# need cdi/coil testing procedures.



## luckyvision (May 24, 2007)

old Echo pb-400e ser # 0078114.
it has the CD unit on the rotor & external coil. i have a no spark condition. i've disconnected the off switch & still no spark. what next?

also, can i still get these parts? can i use a coil off something else? (later models had a 'normal' coil)

thanks, --Lucky


----------



## pyro_maniac69 (Aug 12, 2007)

make sure that the gap is still correct from the flywheel to the coil

.010"


----------



## luckyvision (May 24, 2007)

yup, ok, i'll do that, what else you guys got?


----------



## Rpeters123 (Oct 19, 2005)

*tighter gap*

I just got a Lawnboy going again by setting gap from .010 factory spec to .002 just so the magnets do not rub. Try a tight gap before you buy new cdi.


----------



## 30yearTech (Sep 14, 2006)

Parts should still be available for this unit, the coil on the outside of the blower is a step up transformer and they rarely fail.
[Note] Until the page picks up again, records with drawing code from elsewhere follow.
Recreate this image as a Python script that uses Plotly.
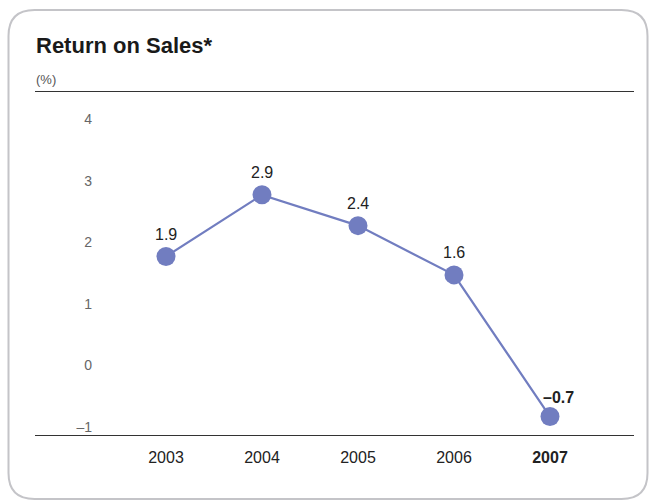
import plotly.graph_objects as go

years = ["2003", "2004", "2005", "2006", "2007"]
values = [1.9, 2.9, 2.4, 1.6, -0.7]
value_labels = ["1.9", "2.9", "2.4", "1.6", "–0.7"]
year_labels = ["2003", "2004", "2005", "2006", "<b>2007</b>"]
y_ticks = [-1, 0, 1, 2, 3, 4]
y_tick_labels = ["–1", "0", "1", "2", "3", "4"]

W, H = 656, 502
L, R, T, B = 35, 634, 92, 435
FONT = "Liberation Sans, Arial"


def px(xp):
    return (xp - L) / (R - L)


def py(yp):
    return (B - yp) / (B - T)


x_idx = list(range(len(years)))

fig = go.Figure()
fig.add_trace(go.Scatter(
    x=x_idx, y=values, mode="lines+markers",
    line=dict(color="#717dc0", width=2.2),
    marker=dict(size=19, color="#717dc0"),
    hoverinfo="skip", showlegend=False,
))

for i, (v, lab) in enumerate(zip(values, value_labels)):
    bold = i == len(values) - 1
    fig.add_annotation(
        x=i, y=v, xref="x", yref="y",
        text=f"<b>{lab}</b>" if bold else lab,
        showarrow=False, yshift=19 if bold else 22, xshift=8 if bold else 0,
        font=dict(family=FONT, size=16, color="#222"),
    )

# rounded frame
x0, x1, y0, y1, r = 8.5, 647.5, 10, 499, 26
path = (f"M {px(x0+r)},{py(y0)} L {px(x1-r)},{py(y0)} Q {px(x1)},{py(y0)} {px(x1)},{py(y0+r)} "
        f"L {px(x1)},{py(y1-r)} Q {px(x1)},{py(y1)} {px(x1-r)},{py(y1)} "
        f"L {px(x0+r)},{py(y1)} Q {px(x0)},{py(y1)} {px(x0)},{py(y1-r)} "
        f"L {px(x0)},{py(y0+r)} Q {px(x0)},{py(y0)} {px(x0+r)},{py(y0)} Z")
fig.add_shape(type="path", path=path, xref="paper", yref="paper",
              line=dict(color="#c4c4c8", width=2), layer="below")

fig.add_annotation(x=px(34), y=py(45), xref="paper", yref="paper",
                   text="<b>Return on Sales*</b>", showarrow=False,
                   xanchor="left", yanchor="middle",
                   font=dict(family=FONT, size=22, color="#1a1a1a"))
fig.add_annotation(x=px(34), y=py(80), xref="paper", yref="paper",
                   text="(%)", showarrow=False, xanchor="left", yanchor="middle",
                   font=dict(family=FONT, size=13, color="#555"))

fig.update_layout(
    width=W, height=H,
    margin=dict(l=L, r=W - R, t=T, b=H - B),
    paper_bgcolor="white", plot_bgcolor="white",
    xaxis=dict(
        range=[(L - 166) / 96.0, (R - 166) / 96.0],
        tickvals=x_idx, ticktext=year_labels,
        showgrid=False, zeroline=False,
        showline=True, linecolor="#333", linewidth=1, mirror=True,
        ticks="", tickfont=dict(family=FONT, size=16, color="#222"),
        ticklabelstandoff=8,
    ),
    yaxis=dict(
        range=[-1.0, 4.57],
        tickvals=y_ticks, ticktext=y_tick_labels,
        showgrid=False, zeroline=False, showline=False,
        ticks="", anchor="free", position=px(92),
        tickfont=dict(family=FONT, size=14, color="#666"),
        ticklabelshift=-8,
    ),
)

fig.write_html("out.html", config={"displayModeBar": False},
               post_script="document.body.style.margin='0px';")
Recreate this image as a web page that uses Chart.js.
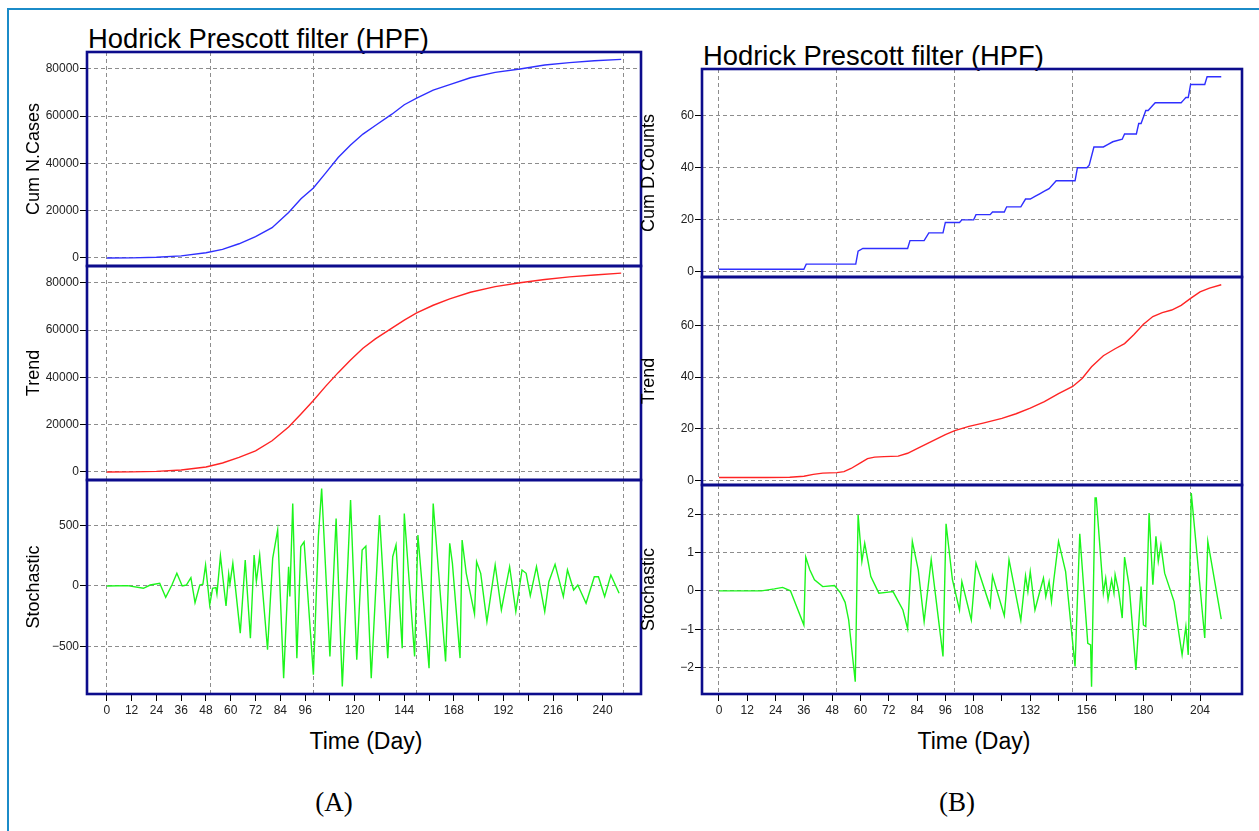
<!DOCTYPE html>
<html>
<head>
<meta charset="utf-8">
<script src="https://cdn.jsdelivr.net/npm/chart.js@4.4.0/dist/chart.umd.min.js"></script>
<style>
  body { margin: 0; background: #fff; width: 1259px; height: 831px; overflow: hidden; position: relative; font-family: "Liberation Sans", Arial, sans-serif; }
  #frame { position: absolute; left: 7px; top: 8px; width: 1300px; height: 900px; border-left: 2px solid #1b8bc8; border-top: 2px solid #1b8bc8; }
  canvas { position: absolute; }
  .txt { position: absolute; white-space: nowrap; line-height: 1; color: #000; }
  .ttl { font-size: 27.4px; }
  .xt { font-size: 23px; transform: translateX(-50%); }
  .pl { font-family: "Liberation Serif", "Times New Roman", serif; font-size: 27px; transform: translateX(-50%); }
</style>
</head>
<body>
<div id="frame"></div>
<div class="txt ttl" style="left:88px;top:25px">Hodrick Prescott filter (HPF)</div>
<div class="txt ttl" style="left:703px;top:42px">Hodrick Prescott filter (HPF)</div>
<div class="txt xt" style="left:366px;top:730px">Time (Day)</div>
<div class="txt xt" style="left:974px;top:730px">Time (Day)</div>
<div class="txt pl" style="left:334px;top:789px">(A)</div>
<div class="txt pl" style="left:957px;top:789px">(B)</div>

<canvas id="a1"></canvas><canvas id="a2"></canvas><canvas id="a3"></canvas>
<canvas id="b1"></canvas><canvas id="b2"></canvas><canvas id="b3"></canvas>

<script>
// ---- tick labels ----
const aXTicks = [0,12,24,36,48,60,72,84,96,108,120,132,144,156,168,180,192,204,216,228,240];
const aXLabels = [0,12,24,36,48,60,72,84,96,120,144,168,192,216,240];
const bXTicks = [0,12,24,36,48,60,72,84,96,108,120,132,144,156,168,180,192,204];
const bXLabels = [0,12,24,36,48,60,72,84,96,108,132,156,180,204];
const aGridX = [0,50,100,150,200,250];
const bGridX = [0,50,100,150,200];
const casesTicks = [0,20000,40000,60000,80000];
const aStochTicks = [-500,0,500];
const countsTicks = [0,20,40,60];
const bStochTicks = [-2,-1,0,1,2];

// ---- (A) cumulative new cases ----
const casesDays = [0,12,24,36,48,56,64,72,80,88,94,100,106,112,118,124,130,138,144,150,158,166,176,188,200,212,224,236,249];
const casesVals = [0,50,300,900,2200,3600,6000,9000,12800,19200,25000,29600,36000,42500,47800,52400,56000,60800,64800,67600,71000,73300,76200,78500,79900,81600,82600,83400,84000];

// ---- (A) trend ----
const trendADays = [0,12,24,36,48,56,64,72,80,88,94,100,106,112,118,124,130,138,144,150,158,166,176,188,200,212,224,236,249];
const trendAVals = [0,50,250,800,2100,3800,6200,8900,13200,19000,24500,30200,36300,42000,47300,52300,56300,60800,64200,67300,70500,73200,76000,78400,80000,81400,82500,83300,84100];

// ---- (A) stochastic ----
const stochADays = [0,10,17.7,21,25.6,28.5,31.5,33.9,36.5,38.5,
  40.7,42.7,45,46.5,47.8,49.8,51.2,52.8,53.3,55,
  57.7,59,59.6,61,64.6,67,69.5,71.3,72.4,74,
  77.8,80.3,82.7,85.6,88,88.6,90,92,93.9,95.5,
  100,102.4,104,108,111,114,116.5,118,121,123.6,
  125.4,128,132,136,138.4,140,143,144,149,150.6,
  156,158,164,166,167.3,171,172,174,178,179,
  181,184,188,191,195,198,201,203,205,208,
  212,214,217,221,223,226,228,232,236,238,
  241,244,248];
const stochAVals = [0,3,-19,8,22,-94,8,105,0,8,
  69,-138,8,14,174,-157,-19,-14,-66,249,
  -166,99,17,188,-392,215,-434,257,36,257,
  -530,229,464,-765,160,-88,685,-600,326,367,
  -737,409,809,-585,561,-834,119,713,-613,298,
  331,-765,588,-599,243,340,-516,602,-585,423,
  -682,685,-627,354,188,-599,381,105,-232,202,
  105,-296,174,-199,160,-213,133,105,-80,160,
  -213,36,180,-88,133,-33,8,-144,77,77,
  -88,91,-61];

// ---- (B) cumulative death counts ----
const countsDays = [0,36,37,58,59,61,80,81,87,89,
  95,96,102,103,108,109,115,116,121,122,
  128,130,132,134,136,138,140,143,151,152,
  156,157,159,163,165,167,171,172,177,178,
  179,181,182,184,185,196,197,198,199,200,
  206,207,213];
const countsVals = [1,1,3,3,8,9,9,12,12,15,
  15,19,19,20,20,22,22,23,23,25,
  25,28,28,29,30,31,32,35,35,40,
  40,41,48,48,49,50,51,53,53,57,
  57,62,62,64,65,65,66,67,67,72,
  72,75,75];

// ---- (B) trend ----
const trendBDays = [0,20,30,36,40,44,50,53,56,60,
  63,66,70,76,80,84,90,96,100,106,
  112,120,126,132,138,144,150,154,158,163,
  168,172,176,180,184,188,192,196,200,204,
  208,213];
const trendBVals = [1.1,1.1,1.2,1.6,2.3,2.8,3.0,3.4,4.6,6.8,
  8.4,9.0,9.2,9.4,10.5,12.3,15.0,17.7,19.3,20.9,
  22.2,24.0,25.8,28.0,30.5,33.6,36.4,39.5,44.0,48.3,
  51.0,53.0,56.5,60.5,63.5,65.0,66.0,67.8,70.5,73.0,
  74.5,75.8];

// ---- (B) stochastic ----
const stochBDays = [0,18,23.5,27,30.3,36,36.8,38.5,40.5,44,
  49,51.6,53.5,55,57.8,59,60.6,61.8,64.4,67.8,
  71,73.8,78,80,82,84.5,87,90,95,96.3,
  99,102,103,107,109,115,116,121,123,128,
  130,131,132,134,136,137.6,138.6,140,141,142,
  144,147,151,153,156.4,157.6,158,159.5,160,163,
  164,165,166.5,167.5,168,169.5,171,172,174,176.8,
  179,180,181,182.4,184,185.3,186.3,187.4,189,193,
  196.4,198,199,200.3,206,207.3,213];
const stochBVals = [0,0,0.05,0.09,0,-0.89,0.88,0.55,0.29,0.11,
  0.14,-0.06,-0.3,-0.76,-2.37,1.98,0.77,1.24,0.37,-0.06,
  -0.04,-0.02,-0.5,-0.99,1.29,0.55,-0.8,0.81,-1.71,1.75,
  0.29,-0.5,0.24,-0.76,0.72,-0.41,0.39,-0.65,0.81,-0.77,
  0.39,-0.02,0.5,-0.5,-0.03,0.33,-0.15,0.24,-0.28,0.29,
  1.29,0.5,-1.97,1.49,-1.37,-1.41,-2.5,2.42,2.42,-0.06,
  0.33,-0.23,0.29,-0.06,0.42,-0.02,-0.71,0.88,0.11,-2.06,
  0.11,-0.89,-0.93,2.03,0.16,1.42,0.77,1.2,0.46,-0.28,
  -1.67,-0.93,-1.67,2.55,-1.23,1.29,-0.74];

const AXW = 68, PAD = 6, XH = 30;
const NAVY = '#0c0c8c', GRID = '#8d8d8d';

const pts = (xs, ys) => xs.map((x, i) => ({ x: x, y: ys[i] }));
const fmt = v => String(v).replace('-', '\u2212');

const boxPlugin = {
  id: 'box',
  afterDatasetsDraw(c) {
    const { ctx, chartArea: a } = c;
    ctx.save();
    ctx.strokeStyle = NAVY;
    ctx.lineWidth = 2.6;
    ctx.strokeRect(a.left, a.top, a.right - a.left, a.bottom - a.top);
    ctx.restore();
  }
};

function makeChart(id, box, o) {
  const cv = document.getElementById(id);
  const w = box.r - box.l + AXW + PAD;
  const h = box.b - box.t + PAD + (o.bottom ? XH : PAD);
  cv.width = w; cv.height = h;
  cv.style.left = (box.l - AXW) + 'px';
  cv.style.top = (box.t - PAD) + 'px';

  new Chart(cv, {
    type: 'line',
    data: { datasets: [{
      data: o.data, borderColor: o.color, borderWidth: 1.4,
      pointRadius: 0, tension: 0, fill: false
    }] },
    options: {
      responsive: false, animation: false, devicePixelRatio: 1,
      layout: { padding: { left: 0, top: PAD, right: PAD, bottom: o.bottom ? 0 : PAD } },
      plugins: { legend: { display: false }, tooltip: { enabled: false } },
      scales: {
        x: {
          type: 'linear', min: o.xmin, max: o.xmax, display: o.bottom,
          afterBuildTicks: s => { s.ticks = o.xTicks.map(v => ({ value: v })); },
          afterFit: s => { s.height = o.bottom ? XH : 0; s.paddingLeft = 0; s.paddingRight = 0; },
          grid: { drawOnChartArea: false, drawTicks: true, tickLength: 7, tickColor: '#000', tickWidth: 1 },
          border: { display: false },
          ticks: {
            autoSkip: false, maxRotation: 0, padding: 2, color: '#222',
            font: { size: 12, family: 'Liberation Sans' },
            callback: v => o.xLabels.includes(v) ? String(v) : ''
          }
        },
        xg: {
          type: 'linear', position: 'bottom', min: o.xmin, max: o.xmax,
          afterBuildTicks: s => { s.ticks = o.gridX.map(v => ({ value: v })); },
          afterFit: s => { s.height = 0; s.paddingLeft = 0; s.paddingRight = 0; },
          grid: { color: GRID, lineWidth: 1, drawTicks: false },
          border: { display: false, dash: [4, 3] },
          ticks: { display: false }
        },
        y: {
          type: 'linear', min: o.ymin, max: o.ymax,
          afterBuildTicks: s => { s.ticks = o.yTicks.map(v => ({ value: v })); },
          afterFit: s => { s.width = AXW; s.paddingTop = 0; s.paddingBottom = 0; },
          grid: { color: GRID, lineWidth: 1, drawTicks: true, tickLength: 7, tickColor: '#000', tickWidth: 1 },
          border: { display: false, dash: [4, 3] },
          ticks: {
            autoSkip: false, padding: 1, color: '#222',
            font: { size: 12, family: 'Liberation Sans' },
            callback: v => fmt(v)
          },
          title: {
            display: true, text: o.ytitle, color: '#000',
            font: { size: 18, family: 'Liberation Sans' },
            padding: { top: 4, bottom: 0 }
          }
        }
      }
    },
    plugins: [boxPlugin]
  });
}

const A = { xmin: -9.6, xmax: 258.6, xTicks: aXTicks, xLabels: aXLabels, gridX: aGridX };
const B = { xmin: -7.2, xmax: 221.8, xTicks: bXTicks, xLabels: bXLabels, gridX: bGridX };

makeChart('a1', { l: 87, t: 52, r: 641, b: 266 }, Object.assign({}, A, {
  data: pts(casesDays, casesVals), color: '#2f2fff', ymin: -3400, ymax: 87100,
  yTicks: casesTicks, ytitle: 'Cum N.Cases', bottom: false }));
makeChart('a2', { l: 87, t: 266, r: 641, b: 480 }, Object.assign({}, A, {
  data: pts(trendADays, trendAVals), color: '#ff2424', ymin: -3400, ymax: 87100,
  yTicks: casesTicks, ytitle: 'Trend', bottom: false }));
makeChart('a3', { l: 87, t: 480, r: 641, b: 694 }, Object.assign({}, A, {
  data: pts(stochADays, stochAVals), color: '#1cf51c', ymin: -897, ymax: 880,
  yTicks: aStochTicks, ytitle: 'Stochastic', bottom: true }));

makeChart('b1', { l: 702, t: 69, r: 1242, b: 277 }, Object.assign({}, B, {
  data: pts(countsDays, countsVals), color: '#2f2fff', ymin: -1.96, ymax: 77.96,
  yTicks: countsTicks, ytitle: 'Cum D.Counts', bottom: false }));
makeChart('b2', { l: 702, t: 277, r: 1242, b: 485 }, Object.assign({}, B, {
  data: pts(trendBDays, trendBVals), color: '#ff2424', ymin: -1.8, ymax: 78.8,
  yTicks: countsTicks, ytitle: 'Trend', bottom: false }));
makeChart('b3', { l: 702, t: 485, r: 1242, b: 694 }, Object.assign({}, B, {
  data: pts(stochBDays, stochBVals), color: '#1cf51c', ymin: -2.69, ymax: 2.76,
  yTicks: bStochTicks, ytitle: 'Stochastic', bottom: true }));
</script>
</body>
</html>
I have seen a few of these with the ground wire pulled loose, so give that a check. The primary winding with the triggering device (module) is what usually fails, this is the one by the flywheel. You can look up the part numbers at the Echo site. www.echo-usa.com and select technical documents from the menu on the right.


----------



## luckyvision (May 24, 2007)

IT LIVES!
the Trigger was way off (but the screws were tight??!!) so i set it at about .060...
pretty much had to take the entire thing apart to get to it, so i made sure the case bolts were all tight, etc.

put it back together & it runs like a champ!

i just need to repair/replace the 1/2 lb of duct (duck?) tape the po has holding the pleated hose togeter. i think i have some old husky or stihl hose around somewhere...

Thx, --Lucky


----------